The film’s title itself is often derived from the lyrics of a popular Bollywood number. Saiyaara is a track from the Yash Raj Films’ (YRF) romantic thriller, Ek Tha Tiger (2012), starring Salman Khan, Katrina Kaif.
YRF, OG producers of Bollywood romances, is the studio backing this film.
What does Saiyaara really mean? Literally, in Urdu, a wandering star. As a line in this film explains, “Woh taara jo ek jagah pe na thehre, par apni chaal na badle…” Consistently travelling, without losing themselves along the way!
The untested stars, as in leads of this film, are Ahaan Panday, 27, and Aneet Padda, 23. God knows, Bollywood, with its own geriatric crisis for almost three decades, could do with strong 20-something talents, headlining films for the young, that are about the young.
What to make of Panday and Padda, then?
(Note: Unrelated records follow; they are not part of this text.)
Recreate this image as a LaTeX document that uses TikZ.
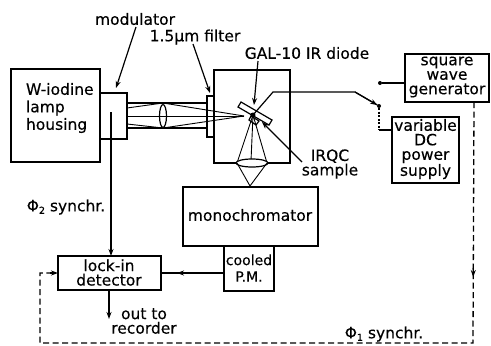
\documentclass[tikz,border=0pt]{standalone}
\usepackage{fontspec}
\setmainfont[FakeBold=0.3]{DejaVu Sans}
\usetikzlibrary{arrows.meta}
\tikzset{
  x=1pt,y=-1pt,
  every node/.style={inner sep=0pt,outer sep=0pt},
  box/.style={draw,line width=1.3pt,anchor=north west,minimum width=#1},
  lbl/.style={font=\fontsize{15.5}{14.5}\selectfont,align=center},
  wire/.style={line width=1.2pt},
  ray/.style={line width=0.9pt},
  arr/.style={wire,-{Stealth[length=7pt,width=5pt]}},
  dashwire/.style={line width=1.3pt,dash pattern=on 6pt off 3.5pt},
  dot/.style={circle,fill=black,minimum size=4pt}
}
\begin{document}
\begin{tikzpicture}
\useasboundingbox (0,0) rectangle (491,346);
% boxes
\node[box=89pt,minimum height=93pt] (lamp) at (11,69) {};
\node[box=27pt,minimum height=46pt] (mod) at (100,93) {};
\node[box=76pt,minimum height=93pt] (main) at (214,70) {};
\node[box=7pt,minimum height=41pt] (filter) at (207,96) {};
\node[box=135pt,minimum height=59pt] (mono) at (183,187) {};
\node[box=50pt,minimum height=45pt] (pm) at (224,246) {};
\node[box=103pt,minimum height=34pt] (lock) at (58,256) {};
\node[box=84pt,minimum height=48pt] (square) at (405,54) {};
\node[box=67pt,minimum height=66pt] (var) at (392,117) {};
% box texts
\node[lbl,align=left,anchor=north west,font=\fontsize{15.5}{17.5}\selectfont] (lamptxt) at (26,83) {W-iodine\\lamp\\housing};
\node[lbl] (monotxt) at (250,215) {monochromator};
\node[lbl,font=\fontsize{14}{16.5}\selectfont] (pmtxt) at (249,268) {cooled\\P.M.};
\node[lbl] (locktxt) at (109,272.5) {lock-in\\detector};
\node[lbl] (squaretxt) at (447,77) {square\\wave\\generator};
\node[lbl] (vartxt) at (425.5,149) {variable\\DC\\power\\supply};
% labels
\node[lbl] (modlab) at (135,19) {modulator};
\node[lbl] (filtlab) at (195,37) {1.5µm filter};
\node[lbl] (gallab) at (307,53) {GAL-10 IR diode};
\node[lbl] (irqclab) at (330,164) {IRQC\\sample};
\node[lbl] (phitwo) at (66,207) {Φ\raisebox{-2.5pt}{\fontsize{9.5}{10}\selectfont 2} synchr.};
\node[lbl] (phione) at (384,334) {Φ\raisebox{-2.5pt}{\fontsize{9.5}{10}\selectfont 1} synchr.};
\node[lbl] (outlab) at (144,321) {out to\\recorder};
% pointer arrows
\coordinate (modtip) at (116,88);
\coordinate (filttip) at (210,93);
\coordinate (galtip) at (254,105);
\coordinate (irqctip) at (262,122);
\draw[arr] (136,27) -- (modtip);
\draw[arr] (193,44) -- (filttip);
\draw[arr] (258,61) -- (galtip);
\draw[arr] (302,162) -- (irqctip);
% optics: beam to the sample
\coordinate (lt) at (163,103);
\coordinate (lb) at (163,128);
\coordinate (focus) at (244,116);
\draw[wire] (127,103) -- (207,103);
\draw[wire] (127,128) -- (207,128);
\draw[ray] (127,108) -- (lt) -- (focus);
\draw[ray] (127,124) -- (lb) -- (focus);
\draw[wire,fill=white] (163,116) ellipse (3.5 and 11.5);
\draw[ray] (127,116) -- (focus);
% diode and sample
\coordinate (samp) at (253,115);
\draw[wire,fill=white] (241,102) -- (272,120) -- (269,125) -- (238,107) -- cycle;
\draw[wire,fill=white] (251,116) -- (259,121) -- (256,125) -- (249,120) -- cycle;
\fill (samp) circle (2.5);
% collection optics
\coordinate (cl) at (237,163);
\coordinate (cr) at (267,163);
\coordinate (apex) at (250,186);
\draw[ray] (samp) -- (cl);
\draw[ray] (samp) -- (251,161);
\draw[ray] (samp) -- (cr);
\draw[wire,fill=white] (252,163) ellipse (16 and 4);
\draw[ray] (cl) -- (apex) -- (cr);
% drive wiring
\node[dot] (sw1) at (380,83) {};
\node[dot] (sw2) at (379,106) {};
\draw[wire] (sw1) -- (square.west |- sw1);
\draw[wire] (samp) -- (273,92) -- (355,92) -- (sw2);
\draw[arr] (355,92) -- (sw2);
\draw[line width=1.2pt,dash pattern=on 2pt off 1.5pt] (sw2) -- (379,130);
\draw[wire] (379,130) -- (var.west |- 0,130);
% synchronisation and signals
\coordinate (modin) at (111,112);
\draw[arr] (modin) -- (modin |- lock.north);
\draw[wire] (pm.west |- 0,273) -- (lock.east |- 0,273);
\draw[arr] (190,273) -- (177,273);
\coordinate (out) at (109,319);
\draw[arr] (109,290) -- (out);
\coordinate (dnc) at (473,343);
\coordinate (ltc) at (40,343);
\draw[dashwire] (474,102) -- (dnc) -- (ltc) -- (40,273) -- (50,273);
\draw[arr] (50,273) -- (58,273);
\draw[arr] (473.3,268) -- (473.2,277);
\end{tikzpicture}
\end{document}
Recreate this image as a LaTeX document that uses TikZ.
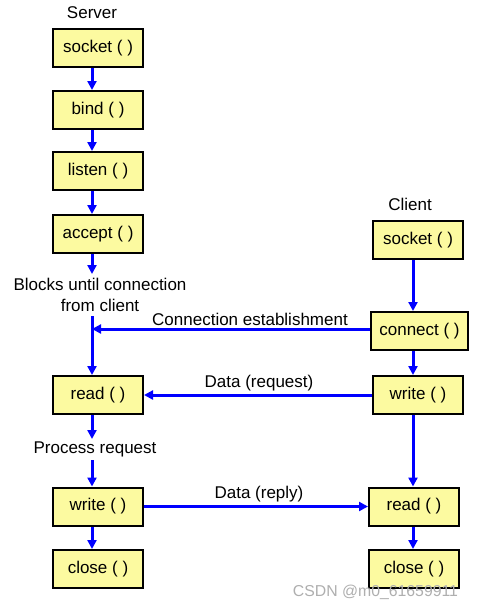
\documentclass[tikz,border=0pt]{standalone}
\usepackage{fontspec}
\setmainfont{Liberation Sans}
\usetikzlibrary{arrows.meta}
\definecolor{boxfill}{RGB}{252,250,160}
\definecolor{lineblue}{RGB}{0,0,255}
\definecolor{wmgray}{RGB}{175,175,175}
\begin{document}
\begin{tikzpicture}[x=1pt,y=-1pt,
  fnbox/.style={draw=black,line width=2pt,fill=boxfill,minimum width=90pt,minimum height=38pt,inner sep=0pt,font=\fontsize{17}{20}\selectfont},
  lbl/.style={font=\fontsize{17}{20}\selectfont,inner sep=0pt,align=center},
  flow/.style={draw=lineblue,line width=3pt,-{Triangle[length=9pt,width=9pt]}},
  plain/.style={draw=lineblue,line width=3pt}]
\useasboundingbox (0,0) rectangle (479,610);
\fill[white] (0,0) rectangle (479,610);
\coordinate (sx) at (92,0);
\coordinate (cx) at (413,0);
% server boxes
\node[fnbox] (ssock) at (98,48) {socket ( )};
\node[fnbox] (sbind) at (98,110) {bind ( )};
\node[fnbox] (slist) at (98,171) {listen ( )};
\node[fnbox] (sacc) at (98,234) {accept ( )};
\node[fnbox] (sread) at (98,395) {read ( )};
\node[fnbox] (swrite) at (98,506.5) {write ( )};
\node[fnbox] (sclose) at (98,569) {close ( )};
% client boxes
\node[fnbox] (csock) at (418,240) {socket ( )};
\node[fnbox,minimum width=97pt] (cconn) at (419.5,331) {connect ( )};
\node[fnbox] (cwrite) at (418,395) {write ( )};
\node[fnbox] (cread) at (414,506.5) {read ( )};
\node[fnbox] (cclose) at (414,569) {close ( )};
% labels
\node[lbl] (tserver) at (92,13) {Server};
\node[lbl] (tclient) at (410,204) {Client};
\node[lbl] (tblocks) at (100,295) {Blocks until connection\\[1pt]from client};
\node[lbl] (tconn) at (250,319) {Connection establishment};
\node[lbl] (treq) at (259,383) {Data (request)};
\node[lbl] (tproc) at (95,449) {Process request};
\node[lbl] (trep) at (259,494) {Data (reply)};
\node[font=\fontsize{15.8}{18}\selectfont,text=wmgray,inner sep=0pt] (wm) at (375.5,592) {CSDN @m0\_61659911};
% server flow
\draw[flow] (ssock.south -| sx) -- (sbind.north -| sx);
\draw[flow] (sbind.south -| sx) -- (slist.north -| sx);
\draw[flow] (slist.south -| sx) -- (sacc.north -| sx);
\coordinate (b1) at (92,274);
\coordinate (b2) at (92,316);
\draw[flow] (sacc.south -| sx) -- (b1);
\draw[flow] (b2) -- (sread.north -| sx);
\coordinate (p1) at (92,439);
\coordinate (p2) at (92,460);
\draw[flow] (sread.south -| sx) -- (p1);
\draw[flow] (p2) -- (swrite.north -| sx);
\draw[flow] (swrite.south -| sx) -- (sclose.north -| sx);
% client flow
\draw[flow] (csock.south -| cx) -- (cconn.north -| cx);
\draw[flow] (cconn.south -| cx) -- (cwrite.north -| cx);
\draw[flow] (cwrite.south -| cx) -- (cread.north -| cx);
\draw[flow] (cread.south -| cx) -- (cclose.north -| cx);
% cross messages
\coordinate (cy) at (0,329);
\draw[flow] (cconn.west |- cy) -- (sx |- cy);
\draw[flow] (cwrite.west) -- (sread.east);
\draw[flow] (swrite.east) -- (cread.west);
\end{tikzpicture}
\end{document}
I think it works the same way, when we meet someone new — sometimes, we tend to compare them with those we already know.
In the sense of, firstly, how they look, and if they remind you of someone.
If I were to create Padda on AI, assigning attributes, I might end up prompting Radhikka Madan for the look, perhaps, with a touch of Ananya Panday, and the vibe of Aditi Rao Hydari.
There’s even a shot of hers in the film, with just the upper half of her face that possibly looks like Alia Bhatt. That said, as an actor, she comes across suitably soft on the screen, with a mind and presence of her own.
The same can be said for the muscular, masculine, relatively relaxed and restrained Panday.
I guess, because he plays a tanned vocalist with timbre for ballads, and the beard in place — I just imagined Atif Aslam, who incidentally, debuted in Bollywood with the cracker number Woh Lamhein Woh Baatein, at 19, in Mohit Suri’s Zeher (2005).
Saiyaara is another full-on musical by Suri, whose entire body of work is likely to be remembered for its soundtracks alone (I’m told, 50/70 superhit songs). It’s hard to tell which track in this album, each shot like a dream, is likely to be hummed forever.
The way people, or at least I still hum, Sunn Raha Hai (from Suri’s Aashiqui 2; 2013). But even more so, the title track from Suri’s Hamari Adhuri Kahani (2015).
Those songs mostly grow on you like earworms, since you can’t subsequently escape them, wherever you go, anyway!
That’s unlike Anurag Basu’s Metro...In Dino, from a couple of weeks ago, where you instantly hummed Pritam’s Qayde Se or Aur Mohabbat Kitni Karoon, heading home.
Both Basu and Suri being the ’80s/’90s master Mahesh Bhatt’s protégés. They also belong to the vintage when, once confident with a soundtrack, one could altogether skip figuring out the rest of the film!
Could say that for a lot of Suri’s movies, especially thrillers (Ek Villain Returns, Malang, etc). Not so with Saiyaara — about two broken people, simply out there for each other. Viscerally romantic thought.
There is also that precious sense of the big screen, in the smaller moments, even if captured through montage for a song. The girl has been previously hit by heartbreak. The boy is struggling to make ends meet, simultaneously seeking fame, fighting demons within and without.
A major concern with modern romances is often a believable conflict. Here, it’s a circumstance. The girl’s losing memory. And you do care.
Whether or not the movie’s memorable, which is a function of time — given young romances with their clichés were getting deemed dated as a Bollywood genre — Saiyaara is by no means a forgettable film.
That’s saying a lot. Also, saying it with a sigh of relief!